Perla Aceves: Are green spaces across Salt Lake County equitable?

Now is the time to start involving residents in green space projects.

(Trent Nelson | The Salt Lake Tribune) Salt Lake City's Green Loop on Saturday, June 3, 2023.

Green spaces are not just places that “look nice,” they are essential to the well-being of our communities and are deeply rooted in issues surrounding social justice and climate change.

Green spaces are areas that contain varying amounts of vegetation, such as shrubs, grasses and tree cover. These spaces are especially important in urban communities like Salt Lake City where instances of air pollution are highest. Green space is essential for the mitigation of air pollution because vegetation such as shrubs and trees have the amazing ability to remove harmful pollutants, such as carbon dioxide, nitrogen dioxide and sulfur dioxide from the atmosphere. Improving and adding green space in at least Salt Lake County’s Districts 1 and 2 is a step towards Salt Lake City’s “climate positive” goal of a 50% reduction in the communities footprint by 2030.

The residents of Salt Lake County’s Districts 1 and 2 (Rose Park, Glendale, Fairpark, Poplar Grove and West Pointe) are disproportionately impacted by Salt Lake’s poor air quality because of the regions’ history of redlining and their close proximity to pollutants, such as highways and industrial areas. Redlining was the process in which the government listed primarily minority neighborhoods as undesirable for real-estate investment purposes. Areas that have been historically redlined contain higher densities of low-income residents, less vegetation, higher average neighborhood temperatures and are disproportionately impacted by climate change. Redlining in Salt Lake County has led to a drastic difference in green space between the districts separated by I-15.
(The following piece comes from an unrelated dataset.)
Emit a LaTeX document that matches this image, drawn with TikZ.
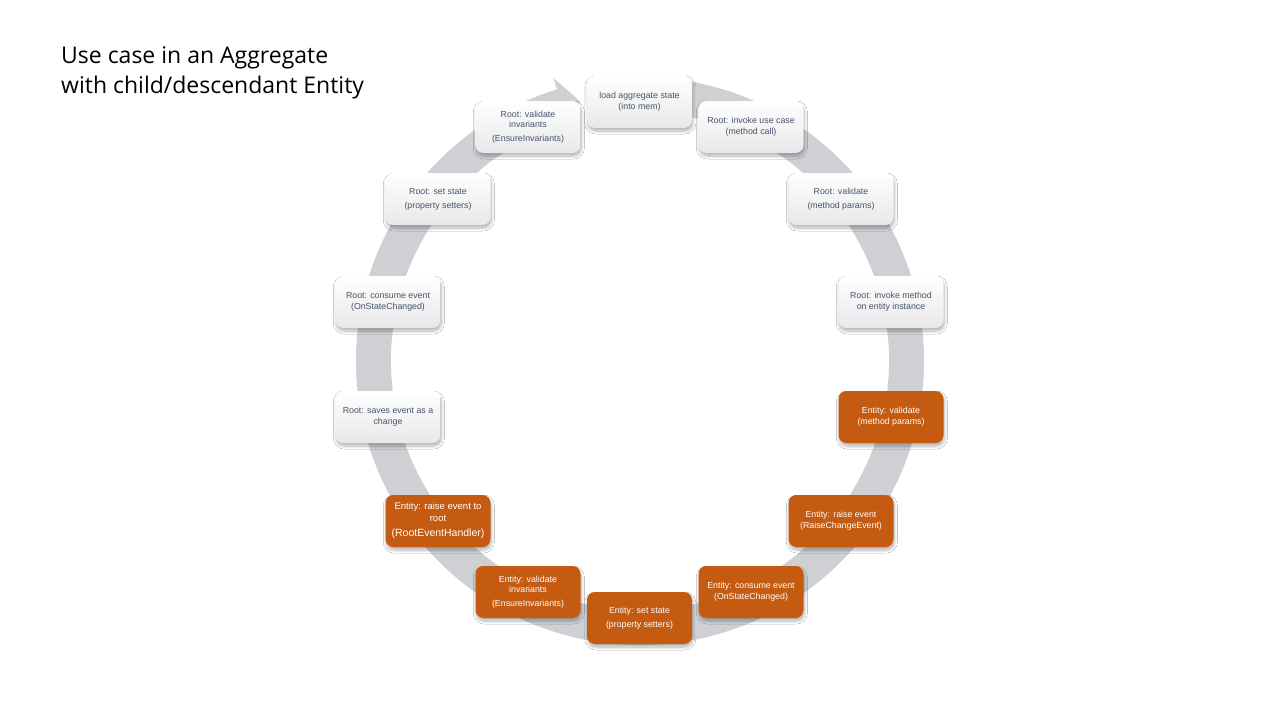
\documentclass[tikz,border=0pt]{standalone}
\usepackage{fontspec}
\setmainfont{Liberation Sans}
\newfontfamily\titlefont{Open Sans}
\usetikzlibrary{shadows.blur}
\definecolor{ringgray}{RGB}{207,208,212}
\definecolor{orangebox}{RGB}{197,90,17}
\definecolor{slatetext}{RGB}{68,84,106}
\definecolor{boxbottom}{RGB}{232,232,234}
\tikzset{
  basebox/.style={minimum width=105pt, minimum height=52pt, rounded corners=8pt, inner sep=2pt, align=center,
    blur shadow={shadow xshift=0.8pt, shadow yshift=-3pt, shadow blur steps=8, shadow blur radius=3pt, shadow opacity=30}},
  rootbox/.style={basebox, top color=white, bottom color=boxbottom, text=slatetext,
    font=\fontsize{8.8}{11}\selectfont},
  entbox/.style={basebox, fill=orangebox, text=white, font=\fontsize{8.8}{11}\selectfont},
}
\begin{document}
\begin{tikzpicture}[x=1pt, y=-1pt]
\useasboundingbox[fill=white] (0,0) rectangle (1280,720);
% title
\node[anchor=north west, inner sep=0pt, align=left, font=\titlefont\fontsize{23}{30}\selectfont] (title) at (61,46.5)
  {Use case in an Aggregate\\with child/descendant Entity};
% circular arrow
\begin{scope}[shift={(640,361)}, y=1pt]
  \fill[ringgray] (88:284) arc[start angle=88, end angle=-253, radius=284]
    -- (-253:296) -- (-257:266.5) -- (-253:237) -- (-253:249)
    arc[start angle=-253, end angle=88, radius=249] -- cycle;
\end{scope}
% nodes
\node[rootbox] (n1) at (639.5,102) {load aggregate state\\(into mem)};
\node[rootbox] (n2) at (751,127) {Root: invoke use case\\(method call)};
\node[rootbox] (n3) at (841,199) {Root: validate\\[3pt](method params)};
\node[rootbox] (n4) at (891,302) {Root: invoke method\\on entity instance};
\node[entbox] (n5) at (891,417) {Entity: validate\\(method params)};
\node[entbox] (n6) at (841,521) {Entity: raise event\\(RaiseChangeEvent)};
\node[entbox] (n7) at (751,592) {Entity: consume event\\(OnStateChanged)};
\node[entbox] (n8) at (639.5,618) {Entity: set state\\[3pt](property setters)};
\node[entbox, font=\fontsize{8.8}{10}\selectfont] (n9) at (528,592) {Entity: validate\\invariants\\[4pt](EnsureInvariants)};
\node[entbox, font=\fontsize{9.5}{12}\selectfont] (n10) at (438,521) {Entity: raise event to\\root\\[3pt]{\fontsize{10.5}{12}\selectfont(RootEventHandler)}};
\node[rootbox] (n11) at (388,417) {Root: saves event as a\\change};
\node[rootbox] (n12) at (388,302) {Root: consume event\\(OnStateChanged)};
\node[rootbox] (n13) at (438,199) {Root: set state\\[3pt](property setters)};
\node[rootbox, font=\fontsize{8.8}{10}\selectfont] (n14) at (528,127) {Root: validate\\invariants\\[4pt](EnsureInvariants)};
\end{tikzpicture}
\end{document}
Communities west of I-15 (Rose Park, Glendale, Fairpark, Poplar Grove and West Pointe) contain less tree cover on average than areas east of I-15 (Sugar House, Foothill, Marmalade and Greater Avenues, etc.). This is a problem because green spaces, such as trees, are important in improving community health, promoting individual connection to nature, increasing biodiversity, improving air quality and adapting to climate change.

Green spaces provide a slew of benefits to the local ecosystem. Green infrastructure encourages habitat connectivity, which provides more spaces for wildlife to safely live in. Increased biodiversity in vegetation can also purify waterways, mitigate flooding, reduce particulate matter and reduce erosion. Most importantly, green spaces can increase climate resiliency in communities. This is especially important as communities of color and low income communities will disproportionately experience pollution, flooding and heatwaves due to climate change.

One such climate issue in Salt Lake that is already affecting its residents are urban heat islands. Urban heat islands are urban areas that experience hotter temperatures compared to neighboring rural areas due to the higher density of buildings and pavement, which, in turn, retain more heat. The differences in temperature worsen with less green space. Neighborhoods with more areas of pavement are, on average, 2 degrees higher than urban parks. The absence of green space in a neighborhood can be especially problematic during the summer, when people are at a higher risk for heat-related injuries and deaths due to heat exhaustion, heatstroke and dehydration.

Increased temperatures in urban areas have also been associated with increased energy usage which leads to higher levels of pollution and greenhouse gasses.

Low-income communities and communities of color are disproportionately affected by the consequences of urban heat islands. This is because of a higher chance of power outages due to poor infrastructure or inability to afford expensive air conditioning systems, which can make the heat all the more unbearable.

Considering all of the ways green spaces influence the welfare of our communities and environment, it can be concluded that their presence in District 1 and 2 are a must. Now is the time to start involving residents in green space projects.

The recent green space pop-up in downtown Salt Lake City — known as the “green loop” — is a great example of ways district leaders can involve the community in green space development projects. Projects like this help people envision the potential of green space in their own neighborhoods and also help leaders gain valuable insight on what the public feels is missing from or working well for the space.

Districts 1 and 2 need more quality green spaces in the form of parks, improved riparian areas, mini forests, shaded areas and community gardens. They are so important in ensuring every resident of Salt Lake County has equitable access to quality green spaces across Salt Lake.

(Perla Aceves) In a guest commentary for The Salt Lake Tribune, Perla Aceves writes that “green spaces are not just places that ‘look nice,’ they are essential to the wellbeing of our communities and are deeply rooted in issues surrounding social justice and climate change.”

Perla Aceves is a resident of Fairpark. She is a student at the University of Utah and cares about equitable solutions for community resilience against climate change.